Maps of Heaven, Maps of Hell: Religious Terror as Memory from the Puritans to Stephen King

By Edward J. Ingebretsen | Go to book overview

PREFACE

The Semiotics of Terror

... fantasy structures are given by a society as maps ... by which a lost audience can find its way.

—JAMES TWITCHELL, DREADFUL PLEASURES, P. 87.

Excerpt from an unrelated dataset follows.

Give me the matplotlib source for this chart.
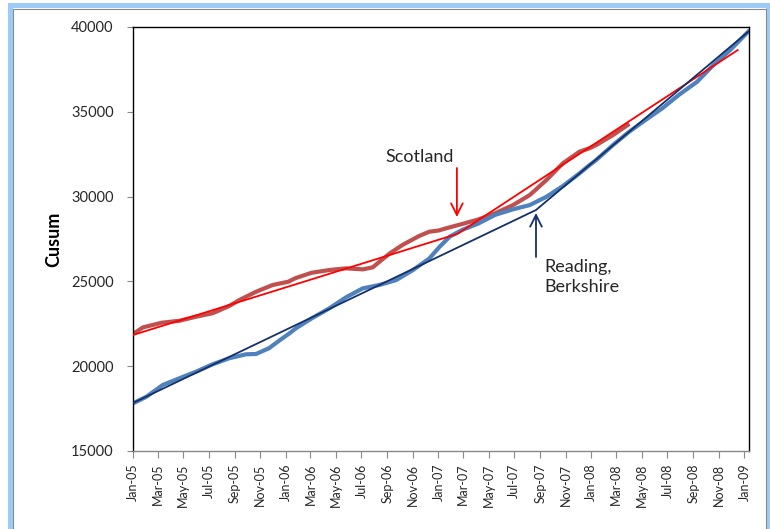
import numpy as np
import matplotlib
matplotlib.use('Agg')
import matplotlib.pyplot as plt
import matplotlib.dates as mdates
from matplotlib.patches import Rectangle
from matplotlib.lines import Line2D

FONT = 'Lato'
plt.rcParams['font.family'] = [FONT, 'DejaVu Sans']

# cumulative sums
scotland_dates = ['2005-01-01', '2005-01-25', '2005-03-10', '2005-04-22', '2005-06-01',
                  '2005-07-10', '2005-08-19', '2005-09-12', '2005-10-22', '2005-12-01',
                  '2006-01-07', '2006-01-25', '2006-03-04', '2006-04-15', '2006-05-25',
                  '2006-07-04', '2006-07-28', '2006-08-13', '2006-09-07', '2006-10-07',
                  '2006-11-16', '2006-12-10', '2007-01-01', '2007-01-19', '2007-02-26',
                  '2007-04-07', '2007-05-16', '2007-06-28', '2007-08-07', '2007-09-16',
                  '2007-10-25', '2007-12-04', '2007-12-28', '2008-01-13', '2008-02-22',
                  '2008-03-28']
scotland_cusum = [21900, 22290, 22560, 22680, 22920,
                  23120, 23550, 23900, 24390, 24790,
                  24980, 25200, 25510, 25670, 25770,
                  25710, 25830, 26160, 26660, 27150,
                  27680, 27930, 28000, 28130, 28380,
                  28660, 29010, 29500, 30090, 30980,
                  31960, 32650, 32850, 33040, 33630,
                  34220]

reading_dates = ['2005-01-01', '2005-02-02', '2005-03-13', '2005-04-22', '2005-06-01',
                 '2005-07-10', '2005-08-19', '2005-09-28', '2005-10-22', '2005-11-22',
                 '2005-12-16', '2006-01-10', '2006-01-25', '2006-03-04', '2006-04-15',
                 '2006-05-25', '2006-07-04', '2006-08-13', '2006-09-22', '2006-11-01',
                 '2006-12-10', '2007-01-04', '2007-01-28', '2007-02-26', '2007-04-07',
                 '2007-05-16', '2007-06-28', '2007-08-07', '2007-09-16', '2007-10-25',
                 '2007-12-04', '2007-12-28', '2008-01-13', '2008-02-22', '2008-04-01',
                 '2008-05-10', '2008-06-19', '2008-07-28', '2008-09-10', '2008-10-19',
                 '2008-11-28', '2009-01-10']
reading_cusum = [17810, 18200, 18890, 19290, 19680,
                 20110, 20470, 20700, 20720, 21060,
                 21500, 21940, 22230, 22820, 23410,
                 24060, 24590, 24790, 25080, 25670,
                 26350, 27050, 27640, 28030, 28420,
                 28920, 29250, 29500, 29990, 30620,
                 31370, 31860, 32160, 33040, 33830,
                 34520, 35210, 35990, 36770, 37760,
                 38640, 39720]

# piecewise trend lines
scotland_trend_dates = ['2005-01-01', '2007-02-15', '2008-12-16']
scotland_trend = [21840, 27800, 38640]
reading_trend_dates = ['2005-01-01', '2007-08-22', '2009-01-10']
reading_trend = [17830, 29210, 39720]

SCOTLAND_COLOR = '#C0504D'
READING_COLOR = '#4F81BD'
SCOTLAND_TREND_COLOR = '#FF0000'
READING_TREND_COLOR = '#14306A'
FRAME_BLUE = '#9CCBF6'
TEXT_COLOR = '#262626'
TICK_COLOR = '#888888'


def to_dates(values):
    return np.array(values, dtype='datetime64[D]')


def draw_frame(fig):
    w, h = fig.get_size_inches() * fig.dpi
    # light blue window frame
    fig.patches.append(Rectangle((8 / w, 0), 4.5 / w, 1 - 3 / h, transform=fig.transFigure,
                                 color=FRAME_BLUE, lw=0))
    fig.patches.append(Rectangle((8 / w, 1 - 8 / h), (770 - 8) / w, 5 / h, transform=fig.transFigure,
                                 color=FRAME_BLUE, lw=0))
    fig.patches.append(Rectangle((766 / w, 0), 4 / w, 1 - 3 / h, transform=fig.transFigure,
                                 color=FRAME_BLUE, lw=0))
    # thin grey inner border
    fig.lines.append(Line2D([12.8 / w, 12.8 / w], [0, 1 - 8.5 / h], transform=fig.transFigure,
                            color='#8A8A8A', lw=0.8))
    fig.lines.append(Line2D([12.8 / w, 765.5 / w], [1 - 8.5 / h, 1 - 8.5 / h], transform=fig.transFigure,
                            color='#8A8A8A', lw=0.8))
    fig.lines.append(Line2D([765.5 / w, 765.5 / w], [0, 1 - 8.5 / h], transform=fig.transFigure,
                            color='#8A8A8A', lw=0.8))


def main():
    fig = plt.figure(figsize=(7.70, 5.29), dpi=100)
    fig.patch.set_facecolor('white')
    ax = fig.add_axes([133 / 770, 1 - 451 / 529, (749 - 133) / 770, (451 - 27) / 529])

    ax.plot(to_dates(scotland_dates), scotland_cusum, color=SCOTLAND_COLOR, lw=3.0,
            solid_joinstyle='round', zorder=2)
    ax.plot(to_dates(reading_dates), reading_cusum, color=READING_COLOR, lw=3.0,
            solid_joinstyle='round', zorder=2)
    ax.plot(to_dates(scotland_trend_dates), scotland_trend, color=SCOTLAND_TREND_COLOR, lw=1.3, zorder=3)
    ax.plot(to_dates(reading_trend_dates), reading_trend, color=READING_TREND_COLOR, lw=1.3, zorder=3)

    ax.set_xlim(np.datetime64('2005-01-01'), np.datetime64('2009-01-12'))
    ax.set_ylim(15000, 40000)
    ax.set_yticks(np.arange(15000, 40001, 5000))

    ax.xaxis.set_major_locator(mdates.MonthLocator(bymonth=[1, 3, 5, 7, 9, 11]))
    ax.xaxis.set_major_formatter(mdates.DateFormatter('%b-%y'))
    plt.setp(ax.get_xticklabels(), rotation=90, fontsize=9, color=TEXT_COLOR)
    plt.setp(ax.get_yticklabels(), fontsize=10.5, color=TEXT_COLOR)
    ax.tick_params(axis='x', length=5, width=0.8, color=TICK_COLOR, pad=4)
    ax.tick_params(axis='y', length=4, width=0.8, color=TICK_COLOR, pad=10)

    for side in ['left', 'top', 'right']:
        ax.spines[side].set_color('black')
        ax.spines[side].set_linewidth(1.0)
    ax.spines['bottom'].set_color(TICK_COLOR)
    ax.spines['bottom'].set_linewidth(1.0)

    ax.set_ylabel('Cusum', fontsize=13, fontweight='bold', color='black', labelpad=6)

    # annotations
    ax.text(np.datetime64('2006-11-16'), 32334, 'Scotland', fontsize=13, ha='center', va='center',
            color=TEXT_COLOR)
    ax.annotate('', xy=(np.datetime64('2007-02-14'), 28797), xytext=(np.datetime64('2007-02-14'), 31686),
                arrowprops=dict(arrowstyle='->,head_length=0.7,head_width=0.35', color=SCOTLAND_TREND_COLOR,
                                lw=1.3, shrinkA=0, shrinkB=0, mutation_scale=12))
    ax.text(np.datetime64('2007-09-10'), 25259, 'Reading,\nBerkshire', fontsize=13, ha='left', va='center',
            color=TEXT_COLOR, linespacing=1.3)
    ax.annotate('', xy=(np.datetime64('2007-08-22'), 29033), xytext=(np.datetime64('2007-08-22'), 26438),
                arrowprops=dict(arrowstyle='->,head_length=0.7,head_width=0.35', color=READING_TREND_COLOR,
                                lw=1.3, shrinkA=0, shrinkB=0, mutation_scale=12))

    draw_frame(fig)
    fig.savefig('out.png', dpi=100, facecolor='white')


if __name__ == '__main__':
    main()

You must look through the surface of American art, and see the inner diabolism of the symbolic meaning.

-D. H. LAWRENCE 1

... all ghost stories presupposed a life after death ... no matter how scary the ghosts are, isn't that optimistic?

—STEPHEN KING 2


Introduction

There are apparently two books in every American household—one of them is the Bible and the other one is probably by Stephen King.

—CLIVE BARKER 3

At the core of American cultic memory is a rhetoric shared by colonial theological text, civic ritual, and contemporary pulp horror formula. This rhetoric is partly habit, partly pragmatic social strategy: the duty of remembering the Holy, writing it into society as transcendent origin and authority. Traditionally, however, to speak of the Holy is to enter a realm of experience that could not be enunciated within earthly grammars; speaking the Holy, therefore, is to invoke the limits of human comprehension.